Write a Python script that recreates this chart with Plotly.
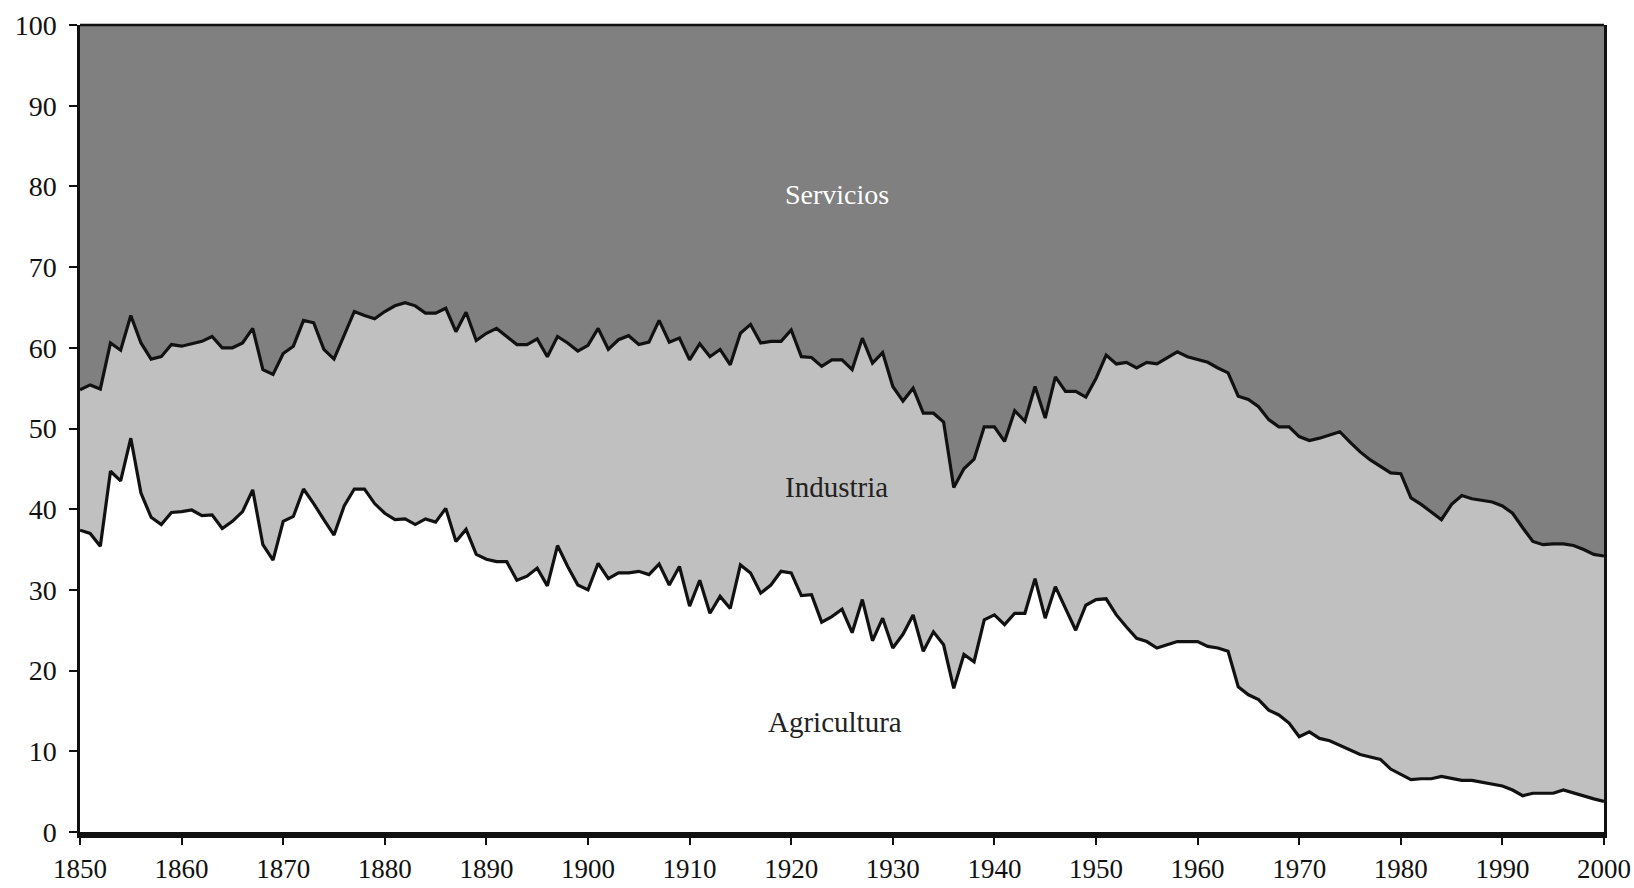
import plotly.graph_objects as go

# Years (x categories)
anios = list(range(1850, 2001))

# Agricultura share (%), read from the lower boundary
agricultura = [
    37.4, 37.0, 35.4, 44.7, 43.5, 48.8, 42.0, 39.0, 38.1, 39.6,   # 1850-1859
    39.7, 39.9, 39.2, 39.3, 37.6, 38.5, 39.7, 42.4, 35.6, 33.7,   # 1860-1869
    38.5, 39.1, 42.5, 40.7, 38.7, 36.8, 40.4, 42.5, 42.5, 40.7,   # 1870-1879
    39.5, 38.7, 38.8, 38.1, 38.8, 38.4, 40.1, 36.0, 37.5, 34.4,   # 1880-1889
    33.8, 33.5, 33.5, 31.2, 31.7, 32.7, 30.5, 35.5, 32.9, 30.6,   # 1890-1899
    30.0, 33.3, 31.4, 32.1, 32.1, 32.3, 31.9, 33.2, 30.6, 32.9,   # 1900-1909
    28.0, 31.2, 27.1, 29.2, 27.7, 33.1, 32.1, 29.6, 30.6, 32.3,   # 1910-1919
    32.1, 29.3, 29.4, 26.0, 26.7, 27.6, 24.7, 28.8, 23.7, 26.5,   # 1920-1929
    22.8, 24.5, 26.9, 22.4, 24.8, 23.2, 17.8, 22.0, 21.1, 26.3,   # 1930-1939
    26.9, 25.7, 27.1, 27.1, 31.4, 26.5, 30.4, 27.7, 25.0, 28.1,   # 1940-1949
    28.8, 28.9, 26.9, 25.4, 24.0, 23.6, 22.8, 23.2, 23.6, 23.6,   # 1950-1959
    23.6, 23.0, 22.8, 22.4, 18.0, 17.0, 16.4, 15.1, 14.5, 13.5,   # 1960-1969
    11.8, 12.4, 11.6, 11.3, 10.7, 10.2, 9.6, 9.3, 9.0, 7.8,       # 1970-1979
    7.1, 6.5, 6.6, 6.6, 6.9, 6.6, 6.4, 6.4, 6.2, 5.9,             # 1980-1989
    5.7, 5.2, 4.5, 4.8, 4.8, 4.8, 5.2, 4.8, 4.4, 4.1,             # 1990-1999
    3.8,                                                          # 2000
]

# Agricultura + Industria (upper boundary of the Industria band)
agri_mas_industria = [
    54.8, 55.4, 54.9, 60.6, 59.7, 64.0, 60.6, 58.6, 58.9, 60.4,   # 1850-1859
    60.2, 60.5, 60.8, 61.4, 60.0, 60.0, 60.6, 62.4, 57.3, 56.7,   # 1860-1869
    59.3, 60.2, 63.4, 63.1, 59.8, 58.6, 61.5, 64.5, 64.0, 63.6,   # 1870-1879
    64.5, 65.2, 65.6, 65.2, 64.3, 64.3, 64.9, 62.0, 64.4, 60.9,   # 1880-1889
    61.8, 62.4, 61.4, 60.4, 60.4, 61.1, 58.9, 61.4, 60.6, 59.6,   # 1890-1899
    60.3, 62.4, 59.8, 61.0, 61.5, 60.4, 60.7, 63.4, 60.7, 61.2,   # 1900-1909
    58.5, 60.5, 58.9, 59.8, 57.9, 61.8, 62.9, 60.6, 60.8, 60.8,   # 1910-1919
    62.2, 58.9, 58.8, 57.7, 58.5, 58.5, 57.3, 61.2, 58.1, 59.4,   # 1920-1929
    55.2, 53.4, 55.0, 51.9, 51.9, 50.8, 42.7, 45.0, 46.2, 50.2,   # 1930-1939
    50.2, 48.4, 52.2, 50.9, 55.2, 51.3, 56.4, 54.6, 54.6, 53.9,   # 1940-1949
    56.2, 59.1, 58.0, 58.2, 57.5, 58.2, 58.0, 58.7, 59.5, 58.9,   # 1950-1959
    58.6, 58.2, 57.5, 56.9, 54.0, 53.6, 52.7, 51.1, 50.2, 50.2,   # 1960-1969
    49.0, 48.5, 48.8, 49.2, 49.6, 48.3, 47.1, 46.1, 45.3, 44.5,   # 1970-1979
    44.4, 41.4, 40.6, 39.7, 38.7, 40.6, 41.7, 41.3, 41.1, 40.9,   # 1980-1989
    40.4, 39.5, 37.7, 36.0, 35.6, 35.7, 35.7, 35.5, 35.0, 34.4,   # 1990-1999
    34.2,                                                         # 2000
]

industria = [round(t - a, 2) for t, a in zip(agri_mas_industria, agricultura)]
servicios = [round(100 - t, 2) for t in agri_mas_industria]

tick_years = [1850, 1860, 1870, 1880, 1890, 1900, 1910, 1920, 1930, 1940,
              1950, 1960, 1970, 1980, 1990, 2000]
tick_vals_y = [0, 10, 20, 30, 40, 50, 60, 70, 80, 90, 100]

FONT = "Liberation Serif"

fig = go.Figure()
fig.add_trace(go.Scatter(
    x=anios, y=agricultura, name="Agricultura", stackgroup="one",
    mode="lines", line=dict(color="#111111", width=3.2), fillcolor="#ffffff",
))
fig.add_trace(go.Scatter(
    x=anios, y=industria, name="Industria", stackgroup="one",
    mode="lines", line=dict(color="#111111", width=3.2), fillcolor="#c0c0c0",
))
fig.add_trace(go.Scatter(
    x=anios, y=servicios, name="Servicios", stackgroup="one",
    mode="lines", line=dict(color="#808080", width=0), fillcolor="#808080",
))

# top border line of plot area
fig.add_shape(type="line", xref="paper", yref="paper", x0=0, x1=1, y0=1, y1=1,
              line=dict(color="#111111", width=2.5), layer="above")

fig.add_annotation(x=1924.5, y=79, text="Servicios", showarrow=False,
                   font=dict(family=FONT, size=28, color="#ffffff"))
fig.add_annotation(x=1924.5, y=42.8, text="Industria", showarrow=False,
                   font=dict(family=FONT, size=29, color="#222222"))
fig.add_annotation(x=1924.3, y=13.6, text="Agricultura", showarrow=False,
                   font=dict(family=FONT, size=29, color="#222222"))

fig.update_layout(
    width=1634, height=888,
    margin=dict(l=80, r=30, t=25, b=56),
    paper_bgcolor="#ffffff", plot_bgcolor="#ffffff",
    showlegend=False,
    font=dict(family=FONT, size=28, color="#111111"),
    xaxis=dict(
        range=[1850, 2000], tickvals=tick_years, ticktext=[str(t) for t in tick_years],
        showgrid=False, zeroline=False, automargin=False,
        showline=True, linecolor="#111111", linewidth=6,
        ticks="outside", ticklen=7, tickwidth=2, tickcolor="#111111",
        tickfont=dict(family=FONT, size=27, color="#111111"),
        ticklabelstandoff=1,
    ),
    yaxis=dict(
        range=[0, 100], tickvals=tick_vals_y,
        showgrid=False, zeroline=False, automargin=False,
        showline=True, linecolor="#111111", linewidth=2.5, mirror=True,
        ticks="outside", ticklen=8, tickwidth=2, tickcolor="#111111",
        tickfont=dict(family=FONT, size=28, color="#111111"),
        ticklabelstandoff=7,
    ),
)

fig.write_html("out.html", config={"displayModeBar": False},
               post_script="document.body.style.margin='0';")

:::

**WHAT TO WORK ON**
Extract every line of the data exactly; pictures stay out.

**RESULT OF THIS TASK**
Write a Python script that recreates this chart with Plotly.
import plotly.graph_objects as go

# Years (x categories)
anios = list(range(1850, 2001))

# Agricultura share (%), read from the lower boundary
agricultura = [
    37.4, 37.0, 35.4, 44.7, 43.5, 48.8, 42.0, 39.0, 38.1, 39.6,   # 1850-1859
    39.7, 39.9, 39.2, 39.3, 37.6, 38.5, 39.7, 42.4, 35.6, 33.7,   # 1860-1869
    38.5, 39.1, 42.5, 40.7, 38.7, 36.8, 40.4, 42.5, 42.5, 40.7,   # 1870-1879
    39.5, 38.7, 38.8, 38.1, 38.8, 38.4, 40.1, 36.0, 37.5, 34.4,   # 1880-1889
    33.8, 33.5, 33.5, 31.2, 31.7, 32.7, 30.5, 35.5, 32.9, 30.6,   # 1890-1899
    30.0, 33.3, 31.4, 32.1, 32.1, 32.3, 31.9, 33.2, 30.6, 32.9,   # 1900-1909
    28.0, 31.2, 27.1, 29.2, 27.7, 33.1, 32.1, 29.6, 30.6, 32.3,   # 1910-1919
    32.1, 29.3, 29.4, 26.0, 26.7, 27.6, 24.7, 28.8, 23.7, 26.5,   # 1920-1929
    22.8, 24.5, 26.9, 22.4, 24.8, 23.2, 17.8, 22.0, 21.1, 26.3,   # 1930-1939
    26.9, 25.7, 27.1, 27.1, 31.4, 26.5, 30.4, 27.7, 25.0, 28.1,   # 1940-1949
    28.8, 28.9, 26.9, 25.4, 24.0, 23.6, 22.8, 23.2, 23.6, 23.6,   # 1950-1959
    23.6, 23.0, 22.8, 22.4, 18.0, 17.0, 16.4, 15.1, 14.5, 13.5,   # 1960-1969
    11.8, 12.4, 11.6, 11.3, 10.7, 10.2, 9.6, 9.3, 9.0, 7.8,       # 1970-1979
    7.1, 6.5, 6.6, 6.6, 6.9, 6.6, 6.4, 6.4, 6.2, 5.9,             # 1980-1989
    5.7, 5.2, 4.5, 4.8, 4.8, 4.8, 5.2, 4.8, 4.4, 4.1,             # 1990-1999
    3.8,                                                          # 2000
]

# Agricultura + Industria (upper boundary of the Industria band)
agri_mas_industria = [
    54.8, 55.4, 54.9, 60.6, 59.7, 64.0, 60.6, 58.6, 58.9, 60.4,   # 1850-1859
    60.2, 60.5, 60.8, 61.4, 60.0, 60.0, 60.6, 62.4, 57.3, 56.7,   # 1860-1869
    59.3, 60.2, 63.4, 63.1, 59.8, 58.6, 61.5, 64.5, 64.0, 63.6,   # 1870-1879
    64.5, 65.2, 65.6, 65.2, 64.3, 64.3, 64.9, 62.0, 64.4, 60.9,   # 1880-1889
    61.8, 62.4, 61.4, 60.4, 60.4, 61.1, 58.9, 61.4, 60.6, 59.6,   # 1890-1899
    60.3, 62.4, 59.8, 61.0, 61.5, 60.4, 60.7, 63.4, 60.7, 61.2,   # 1900-1909
    58.5, 60.5, 58.9, 59.8, 57.9, 61.8, 62.9, 60.6, 60.8, 60.8,   # 1910-1919
    62.2, 58.9, 58.8, 57.7, 58.5, 58.5, 57.3, 61.2, 58.1, 59.4,   # 1920-1929
    55.2, 53.4, 55.0, 51.9, 51.9, 50.8, 42.7, 45.0, 46.2, 50.2,   # 1930-1939
    50.2, 48.4, 52.2, 50.9, 55.2, 51.3, 56.4, 54.6, 54.6, 53.9,   # 1940-1949
    56.2, 59.1, 58.0, 58.2, 57.5, 58.2, 58.0, 58.7, 59.5, 58.9,   # 1950-1959
    58.6, 58.2, 57.5, 56.9, 54.0, 53.6, 52.7, 51.1, 50.2, 50.2,   # 1960-1969
    49.0, 48.5, 48.8, 49.2, 49.6, 48.3, 47.1, 46.1, 45.3, 44.5,   # 1970-1979
    44.4, 41.4, 40.6, 39.7, 38.7, 40.6, 41.7, 41.3, 41.1, 40.9,   # 1980-1989
    40.4, 39.5, 37.7, 36.0, 35.6, 35.7, 35.7, 35.5, 35.0, 34.4,   # 1990-1999
    34.2,                                                         # 2000
]

industria = [round(t - a, 2) for t, a in zip(agri_mas_industria, agricultura)]
servicios = [round(100 - t, 2) for t in agri_mas_industria]

tick_years = [1850, 1860, 1870, 1880, 1890, 1900, 1910, 1920, 1930, 1940,
              1950, 1960, 1970, 1980, 1990, 2000]
tick_vals_y = [0, 10, 20, 30, 40, 50, 60, 70, 80, 90, 100]

FONT = "Liberation Serif"

fig = go.Figure()
fig.add_trace(go.Scatter(
    x=anios, y=agricultura, name="Agricultura", stackgroup="one",
    mode="lines", line=dict(color="#111111", width=3.2), fillcolor="#ffffff",
))
fig.add_trace(go.Scatter(
    x=anios, y=industria, name="Industria", stackgroup="one",
    mode="lines", line=dict(color="#111111", width=3.2), fillcolor="#c0c0c0",
))
fig.add_trace(go.Scatter(
    x=anios, y=servicios, name="Servicios", stackgroup="one",
    mode="lines", line=dict(color="#808080", width=0), fillcolor="#808080",
))

# top border line of plot area
fig.add_shape(type="line", xref="paper", yref="paper", x0=0, x1=1, y0=1, y1=1,
              line=dict(color="#111111", width=2.5), layer="above")

fig.add_annotation(x=1924.5, y=79, text="Servicios", showarrow=False,
                   font=dict(family=FONT, size=28, color="#ffffff"))
fig.add_annotation(x=1924.5, y=42.8, text="Industria", showarrow=False,
                   font=dict(family=FONT, size=29, color="#222222"))
fig.add_annotation(x=1924.3, y=13.6, text="Agricultura", showarrow=False,
                   font=dict(family=FONT, size=29, color="#222222"))

fig.update_layout(
    width=1634, height=888,
    margin=dict(l=80, r=30, t=25, b=56),
    paper_bgcolor="#ffffff", plot_bgcolor="#ffffff",
    showlegend=False,
    font=dict(family=FONT, size=28, color="#111111"),
    xaxis=dict(
        range=[1850, 2000], tickvals=tick_years, ticktext=[str(t) for t in tick_years],
        showgrid=False, zeroline=False, automargin=False,
        showline=True, linecolor="#111111", linewidth=6,
        ticks="outside", ticklen=7, tickwidth=2, tickcolor="#111111",
        tickfont=dict(family=FONT, size=27, color="#111111"),
        ticklabelstandoff=1,
    ),
    yaxis=dict(
        range=[0, 100], tickvals=tick_vals_y,
        showgrid=False, zeroline=False, automargin=False,
        showline=True, linecolor="#111111", linewidth=2.5, mirror=True,
        ticks="outside", ticklen=8, tickwidth=2, tickcolor="#111111",
        tickfont=dict(family=FONT, size=28, color="#111111"),
        ticklabelstandoff=7,
    ),
)

fig.write_html("out.html", config={"displayModeBar": False},
               post_script="document.body.style.margin='0';")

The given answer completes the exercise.